The National Youth Service Corps (NYSC) on Monday further explained why it evicted two corps members in Ebonyi State from the orientation camp in the state.
PREMIUM TIMES reported how the two corps members, Okafor Obianuju and Orji Oritsetsolaye, were sent packing for allegedly refusing to wear the NYSC kits in camp.
They were said to have worn skirts, against the usual trousers given to them by the NYSC.
The two women allegedly rebuffed efforts to make them wear the approved kits, forcing the NYSC to de-kit and decamp them.
Following widespread misconception and condemnation that trailed the story, the NYSC on Monday moved to clear the air on the issue.
The State Coordinator, Ann Ibe, told reporters that the NYSC followed due process in de-kiting the corps members.
According to her, the corps members were queried for flouting Schedule 1 Article 3 (b) (ix) of the NYSC Bye-Laws 1993.
The article she cited deals with the code of conduct of corps members especially as it has to do with the mode of dressing.
A copy of the bye-laws obtained by this newspaper states in Schedule 1 Article 3 that “Every member shall observe the following code of conduct during the period for which the code relates.”
It goes on to state in (b) (ix) that during the orientation, every member shall wear the various uniform provided for activities.
Mrs Ibe said the bye-laws also stipulated punishment for offenders in schedule 2 article 1(I) (a).
The said schedule 2 article (I) (a) states that “failure to wear the uniform provided for any particular activity, the Corps Member should be informed to go and wear the uniform, failing which he will be decamped.”
Mrs Ibe said the corps members were de-kited in line with the recommendations of the NYSC Camp Court.

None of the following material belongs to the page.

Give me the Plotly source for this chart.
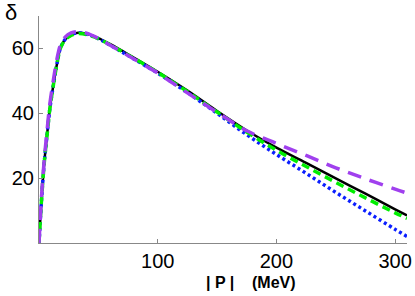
import plotly.graph_objects as go

# momentum |P| (MeV)
p = [0, 1, 2, 3.5, 5, 7, 9, 12, 15, 18, 22, 27, 33, 40, 50, 60, 75, 100,
     125, 150, 175, 200, 225, 250, 275, 300, 310]

delta_black = [0, 6.5, 12.5, 20.5, 27, 34, 41, 48.5, 55, 60, 62.8, 64.2, 64.8, 64.5,
               63.2, 61.3, 58.2, 52.8, 47, 40.7, 34.7, 29.4, 24.7, 19.9, 15.2, 10.4, 8.5]
delta_blue = [0, 6.5, 12.5, 20.5, 27, 34, 41, 48.5, 55, 60, 62.8, 64.2, 64.8, 64.4,
              63.0, 61.0, 57.8, 52.4, 46.4, 40.0, 33.4, 27.3, 21.5, 15.6, 9.9, 4.2, 2.0]
delta_green = [0, 6.5, 12.5, 20.5, 27, 34, 41, 48.5, 55, 60, 62.6, 64.0, 64.6, 64.3,
               63.0, 61.1, 58.0, 52.6, 46.7, 40.4, 34.2, 28.6, 23.6, 18.7, 13.9, 9.3, 7.6]
delta_purple = [0, 7, 13.5, 21.5, 28, 35.5, 42.5, 50, 56.5, 61, 63.5, 64.8, 65.2, 64.7,
                63.1, 61.0, 57.8, 52.4, 46.3, 40.3, 34.6, 30.7, 27.0, 23.2, 19.8, 16.6, 15.4]

x_ticks = [100, 200, 300]
y_ticks = [20, 40, 60]

fig = go.Figure()
fig.add_trace(go.Scatter(x=p, y=delta_black, mode="lines", line=dict(color="black", width=2.5, shape="spline")))
fig.add_trace(go.Scatter(x=p, y=delta_blue, mode="lines", line=dict(color="#0a1eff", width=3.5, dash="3px,3px", shape="spline")))
fig.add_trace(go.Scatter(x=p, y=delta_green, mode="lines", line=dict(color="#00ee00", width=3.5, dash="8px,5px", shape="spline")))
fig.add_trace(go.Scatter(x=p, y=delta_purple, mode="lines", line=dict(color="#a040ee", width=3.5, dash="14px,9px", shape="spline")))

axis_font = dict(family="Liberation Sans, Arial, sans-serif", size=20, color="black")
fig.update_layout(
    width=415, height=296,
    margin=dict(l=39, r=8, t=16, b=53),
    paper_bgcolor="white", plot_bgcolor="white",
    showlegend=False,
    xaxis=dict(range=[0, 310], tickvals=x_ticks, ticktext=[str(v) for v in x_ticks],
               ticks="inside", ticklen=4, tickcolor="#888", showgrid=False, zeroline=False,
               showline=True, linecolor="#888", linewidth=1, tickfont=axis_font,
               automargin=False),
    yaxis=dict(range=[0, 70], tickvals=y_ticks, ticktext=[str(v) for v in y_ticks],
               ticks="inside", ticklen=4, tickcolor="#888", showgrid=False, zeroline=False,
               showline=True, linecolor="#888", linewidth=1, tickfont=axis_font,
               automargin=False),
    annotations=[
        dict(text="δ", xref="paper", yref="paper", x=-0.098, y=1.015, xanchor="left", yanchor="middle",
             showarrow=False, font=dict(family="Liberation Sans, Arial, sans-serif", size=22, color="black")),
        dict(text="<b>| P |    (MeV)</b>", xref="paper", yref="paper", x=0.575, y=-0.175,
             xanchor="center", yanchor="middle", showarrow=False,
             font=dict(family="Liberation Sans, Arial, sans-serif", size=16, color="black")),
    ],
)
fig.write_html("out.html", config={"displayModeBar": False},
               post_script="document.body.style.margin='0';document.body.style.padding='0';")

The court is the NYSC Disciplinary Committee which handles cases arising in camp.
“The court considered their cases and gave them the opportunity to defend themselves for not being properly kitted in line with service regulations which includes undertaking to keep to the rules and regulations of the scheme.
“They were properly defended by a corps lawyer and at the end, the Court found them guilty and recommended they be decamped and de-kitted,” she said.
The State Coordinator, however, noted that though they were de-kitted and decamped, the matter has been forwarded to the headquarters of the scheme for final determination.
The affected corps members are yet to explain their stance publicly.